The events were attended by over 150 members of the local community. The general consensus from attendees at the events was that there was a need for improvements to the Town Centre and that they generally welcomed the regeneration project. Members of the public believed that the green spaces in the borough and the public transport links were the most successful assets in the area. Many residents stated that they would like to see improvements to the existing retail offer of the Town Centre, with the aspiration that more independent, high quality shops be delivered as part of the regeneration. There was similarly an interest in nighttime uses, including pubs, bars and restaurants. Residents also ranked reducing traffic congestion as their number one issue for the town centre improvement.
Eben van der Westhuizen, the project lead on the More Morden Regeneration project updated residents on the next steps. There will be public consultation on the draft Merton Local Plan over the next six weeks. The new Local Plan will hopefully then be adopted in early 2020, with phased works targeted to start in 2021. It will take approximately a year to procure a development partner. There are no detailed designs yet and these will only be worked up once a development partner has been appointed.

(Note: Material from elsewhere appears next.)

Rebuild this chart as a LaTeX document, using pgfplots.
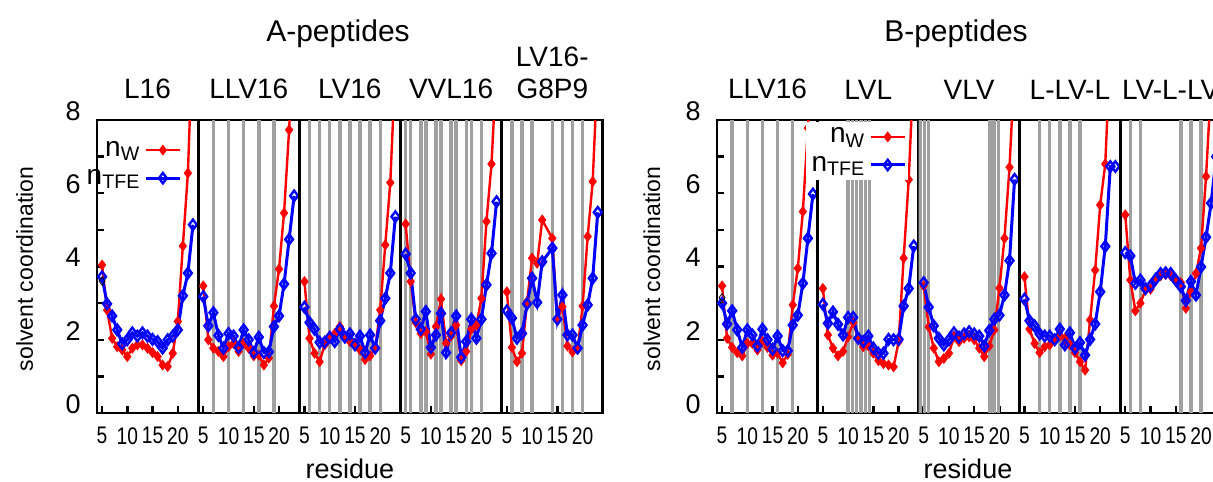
\documentclass[border=0pt]{standalone}
\usepackage{fontspec}
\setmainfont{Liberation Sans}
\usepackage{pgfplots}
\pgfplotsset{compat=1.18}

\definecolor{vgray}{RGB}{160,160,160}

\pgfplotsset{
  panel/.style={
    scale only axis, width=50.5pt, height=146.5pt,
    xmin=4, xmax=24, ymin=0, ymax=8,
    axis line style={line width=1.4pt},
    xtick={5,10,15,20}, ytick=\empty,
    tick style={black, line width=1.2pt},
    major tick length=3.5pt,
    xtick pos=left, xtick align=inside,
    /pgf/number format/assume math mode=true,
    xticklabel style={font=\fontsize{12}{14}\selectfont, inner sep=0pt, anchor=north, yshift=-7pt, xscale=0.8},
    title style={font=\fontsize{14}{16}\selectfont, at={(0.5,1)}, anchor=south, inner sep=0pt, yshift=4.2pt, align=center},
    anchor=south west,
  },
  firstpanel/.style={
    ytick={0,...,8}, yticklabels={0,,2,,4,,6,,8}, ytick pos=left, ytick align=inside,
    yticklabel style={font=\fontsize{13.5}{15}\selectfont, anchor=east, inner sep=0pt, xshift=-8pt, yshift=4.5pt},
  },
  leg/.style={
    legend plot pos=right,
    legend cell align=right,
    legend style={draw=none, fill=white, inner sep=1pt, row sep=1pt,
      font=\fontsize{14}{15}\selectfont, anchor=north east},
  },
  nw/.style={red, line width=1.2pt, mark=diamond*, mark size=1.8pt},
  ntfe/.style={blue, line width=1.5pt, mark=diamond, mark size=2.6pt, mark options={fill=white, line width=1.2pt}},
  vl/.style={vgray, line width=1.7pt, ycomb, no marks, forget plot},
  blk/.style={black, only marks, mark=diamond, mark size=2pt, forget plot},
}

\begin{document}
\begin{tikzpicture}
\path[use as bounding box] (0,0) rectangle (606.5pt,240.5pt);

% ---------------- A-peptides ----------------
\begin{axis}[panel, firstpanel, leg, at={(48.5pt,34pt)}, title={L16},
  legend style={at={(0.86,0.95)}, fill=none}]
\addplot[nw] coordinates {(5,4.04)(6,2.81)(7,2.04)(8,1.81)(9,1.72)(10,1.54)(11,1.77)(12,1.86)(13,1.86)(14,1.77)(15,1.65)(16,1.54)(17,1.31)(18,1.27)(19,1.63)(20,2.5)(21,4.56)(22,6.55)(23,10.5)};
\addlegendentry{n\textsubscript{W}}
\addplot[ntfe] coordinates {(5,3.72)(6,2.98)(7,2.65)(8,2.27)(9,1.89)(10,2.0)(11,2.19)(12,2.1)(13,2.19)(14,2.1)(15,2.01)(16,1.95)(17,1.77)(18,2.0)(19,2.1)(20,2.27)(21,3.2)(22,3.82)(23,5.14)};
\addlegendentry{n\textsubscript{TFE}}
\addplot[blk] coordinates {(5,3.6)};
\end{axis}

\begin{axis}[panel, at={(99.1pt,34pt)}, title={LLV16}]
\addplot[vl] coordinates {(7,8)(10,8)(13,8)(16,8)(19,8)};
\addplot[nw] coordinates {(5,3.47)(6,2.0)(7,1.77)(8,1.68)(9,1.54)(10,1.81)(11,1.9)(12,1.68)(13,1.9)(14,1.77)(15,1.56)(16,1.58)(17,1.31)(18,1.5)(19,2.92)(20,3.93)(21,5.46)(22,7.73)(23,10.5)};
\addplot[ntfe] coordinates {(5,3.18)(6,2.38)(7,2.74)(8,2.12)(9,1.77)(10,2.17)(11,2.1)(12,1.79)(13,2.27)(14,2.0)(15,1.65)(16,2.07)(17,1.65)(18,1.67)(19,2.36)(20,2.65)(21,3.52)(22,4.74)(23,5.93)};
\end{axis}

\begin{axis}[panel, at={(149.7pt,34pt)}, title={LV16}]
\addplot[vl] coordinates {(6,8)(8,8)(10,8)(12,8)(14,8)(16,8)(18,8)(20,8)};
\addplot[nw] coordinates {(5,3.59)(6,2.04)(7,1.63)(8,1.4)(9,1.86)(10,2.1)(11,2.17)(12,2.36)(13,2.1)(14,1.95)(15,1.9)(16,1.72)(17,1.46)(18,1.56)(19,1.77)(20,2.81)(21,4.59)(22,6.29)(23,9.5)};
\addplot[ntfe] coordinates {(5,2.89)(6,2.47)(7,2.29)(8,1.93)(9,1.93)(10,2.07)(11,1.95)(12,2.29)(13,2.07)(14,2.16)(15,1.86)(16,2.1)(17,1.65)(18,2.13)(19,1.77)(20,2.52)(21,3.13)(22,3.82)(23,5.36)};
\end{axis}

\begin{axis}[panel, at={(200.3pt,34pt)}, title={VVL16}]
\addplot[vl] coordinates {(5,8)(6,8)(8,8)(9,8)(11,8)(12,8)(14,8)(15,8)(17,8)(18,8)(20,8)};
\addplot[nw] coordinates {(5,5.16)(6,3.59)(7,2.47)(8,2.17)(9,2.22)(10,1.61)(11,2.36)(12,3.11)(13,1.9)(14,2.1)(15,2.4)(16,1.43)(17,1.68)(18,2.29)(19,2.4)(20,3.13)(21,5.23)(22,6.8)(23,9.5)};
\addplot[ntfe] coordinates {(5,4.34)(6,3.82)(7,2.56)(8,2.29)(9,2.77)(10,1.79)(11,2.13)(12,2.72)(13,1.65)(14,2.19)(15,2.65)(16,1.52)(17,1.95)(18,2.56)(19,2.04)(20,2.56)(21,3.5)(22,4.36)(23,5.77)};
\end{axis}

\begin{axis}[panel, at={(250.9pt,34pt)}, title={LV16-\\G8P9}]
\addplot[vl] coordinates {(6,8)(8,8)(10,8)(14,8)(16,8)(18,8)(20,8)};
\addplot[nw] coordinates {(5,3.31)(6,1.79)(7,1.4)(8,1.63)(9,3.04)(10,4.23)(11,4.09)(12,5.27)(14,4.77)(15,2.54)(16,2.9)(17,1.83)(18,1.67)(19,1.74)(20,2.92)(21,4.82)(22,6.32)(23,9.5)};
\addplot[ntfe] coordinates {(5,2.79)(6,2.59)(7,2.04)(8,2.17)(9,2.98)(10,3.68)(11,3.02)(12,4.13)(14,4.5)(15,2.56)(16,3.22)(17,2.13)(18,2.13)(19,1.77)(20,2.4)(21,2.95)(22,3.68)(23,5.48)};
\end{axis}

% ---------------- B-peptides ----------------
\begin{axis}[panel, firstpanel, at={(358.5pt,34pt)}, title={LLV16}]
\addplot[vl] coordinates {(7,8)(10,8)(13,8)(16,8)(19,8)};
\addplot[nw] coordinates {(5,3.47)(6,2.04)(7,1.79)(8,1.65)(9,1.56)(10,1.9)(11,1.9)(12,1.72)(13,1.95)(14,1.79)(15,1.58)(16,1.63)(17,1.37)(18,1.6)(19,2.95)(20,3.95)(21,5.5)(22,7.78)(23,10.5)};
\addplot[ntfe] coordinates {(5,3.0)(6,2.43)(7,2.79)(8,2.27)(9,1.79)(10,2.27)(11,2.13)(12,1.83)(13,2.29)(14,2.0)(15,1.74)(16,2.1)(17,1.7)(18,1.7)(19,2.4)(20,2.67)(21,3.54)(22,4.77)(23,5.98)};
\addplot[blk] coordinates {(5,3.15)};
\end{axis}

\begin{axis}[panel, leg, at={(408.9pt,34pt)}, title={LVL},
  legend style={at={(0.9,0.995)}}]
\addplot[vl] coordinates {(10,8)(10.85,8)(11.7,8)(12.55,8)(13.4,8)(14.25,8)};
\addplot[nw] coordinates {(5,3.4)(6,2.13)(7,1.77)(8,1.56)(9,1.68)(10,2.08)(11,2.47)(12,2.04)(13,1.81)(14,1.83)(15,1.63)(16,1.43)(17,1.35)(18,1.31)(19,1.26)(20,1.95)(21,4.23)(22,6.37)(23,9.5)};
\addlegendentry{n\textsubscript{W}}
\addplot[ntfe] coordinates {(5,2.97)(6,2.45)(7,2.76)(8,2.42)(9,2.13)(10,2.61)(11,2.61)(12,2.04)(13,1.95)(14,2.1)(15,1.77)(16,1.63)(17,1.63)(18,2.01)(19,2.0)(20,2.01)(21,2.92)(22,3.4)(23,4.56)};
\addlegendentry{n\textsubscript{TFE}}
\end{axis}

\begin{axis}[panel, at={(459.3pt,34pt)}, title={VLV}]
\addplot[vl] coordinates {(4.3,8)(5.15,8)(6.0,8)(18.1,8)(18.95,8)(19.8,8)};
\addplot[nw] coordinates {(5,3.47)(6,2.35)(7,1.77)(8,1.4)(9,1.49)(10,1.63)(11,2.08)(12,1.95)(13,2.04)(14,2.08)(15,2.0)(16,1.77)(17,1.54)(18,1.83)(19,2.27)(20,3.41)(21,4.77)(22,6.71)(23,9.5)};
\addplot[ntfe] coordinates {(5,3.56)(6,2.89)(7,2.38)(8,2.04)(9,1.86)(10,2.0)(11,2.19)(12,2.07)(13,2.16)(14,2.22)(15,2.16)(16,2.1)(17,1.83)(18,2.25)(19,2.56)(20,2.67)(21,3.22)(22,4.16)(23,6.38)};
\end{axis}

\begin{axis}[panel, at={(509.7pt,34pt)}, title={L-LV-L}]
\addplot[vl] coordinates {(8,8)(10,8)(12,8)(14,8)(16,8)};
\addplot[nw] coordinates {(5,3.72)(6,2.29)(7,1.9)(8,1.65)(9,1.81)(10,1.86)(11,2.0)(12,2.1)(13,2.04)(14,1.86)(15,1.65)(16,1.4)(17,1.17)(18,2.54)(19,3.9)(20,5.68)(21,6.8)(22,10)(23,12)};
\addplot[ntfe] coordinates {(5,3.11)(6,2.52)(7,2.38)(8,2.16)(9,2.1)(10,2.1)(11,2.0)(12,2.29)(13,1.86)(14,2.19)(15,1.77)(16,1.92)(17,1.58)(18,2.01)(19,2.43)(20,3.31)(21,4.55)(22,6.73)(23,6.73)};
\end{axis}

\begin{axis}[panel, at={(560.1pt,34pt)}, title={LV-L-LV}]
\addplot[vl] coordinates {(6,8)(8,8)(16,8)(18,8)(20,8)};
\addplot[nw] coordinates {(5,5.41)(6,3.63)(7,2.79)(8,3.0)(9,3.36)(10,3.38)(11,3.63)(12,3.75)(13,3.78)(14,3.75)(15,3.6)(16,3.56)(17,2.86)(18,3.31)(19,3.81)(20,4.5)(21,6.46)(22,9)(23,11)};
\addplot[ntfe] coordinates {(5,4.38)(6,4.29)(7,3.54)(8,3.63)(9,3.4)(10,3.47)(11,3.65)(12,3.81)(13,3.83)(14,3.81)(15,3.63)(16,3.45)(17,3.07)(18,3.59)(19,3.22)(20,3.99)(21,4.8)(22,5.73)(23,7)};
\end{axis}

% ---------------- shared labels ----------------
\node[font=\fontsize{15}{18}\selectfont, anchor=base] at (169pt,219.5pt) {A-peptides};
\node[font=\fontsize{15}{18}\selectfont, anchor=base] at (478pt,219.5pt) {B-peptides};
\node[font=\fontsize{13.5}{15}\selectfont, anchor=base] at (175pt,1.5pt) {residue};
\node[font=\fontsize{13.5}{15}\selectfont, anchor=base] at (484pt,1.5pt) {residue};
\node[font=\fontsize{11.5}{13}\selectfont, rotate=90, anchor=base] at (16.5pt,106pt) {solvent coordination};
\node[font=\fontsize{11.5}{13}\selectfont, rotate=90, anchor=base] at (330pt,106pt) {solvent coordination};
\end{tikzpicture}
\end{document}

When asked about funding for the project, Eben said that the council is submitting bids where possible.
Asked for an update on the potential Tramlink extension, Eben said that from 31 October for about six weeks, TfL will run a separate consultation on this. The MoreMorden project has to accommodate any new tram route.
A new project website will be launched in the next few months – hopefully before the end of the year. Until then, for updates, details can be found on the Council’s own website. Electronic newsletters are also sent out, which residents can sign up for.
A resident asked what is happening with Dog Control Orders and also whether LB Merton looking to end the provision of adult education.
On Dog Control Orders, there are still a few minor issues of detail to resolve such as details of wording of the Order and supporting maps to confirm. At that stage it should be ready to sign-off – it is hoped this will be in the next couple of weeks.
Councillor Draper explained that the council will keep adult education going and is making improvements on it. Not all courses are sustainable and run at a loss, which is why the prices for them have to be put up. It is not possible to subsidise classes.
|7.||Date of next meeting
7.15pm, Thursday 28 February 2019, Council Chamber, Civic Centre.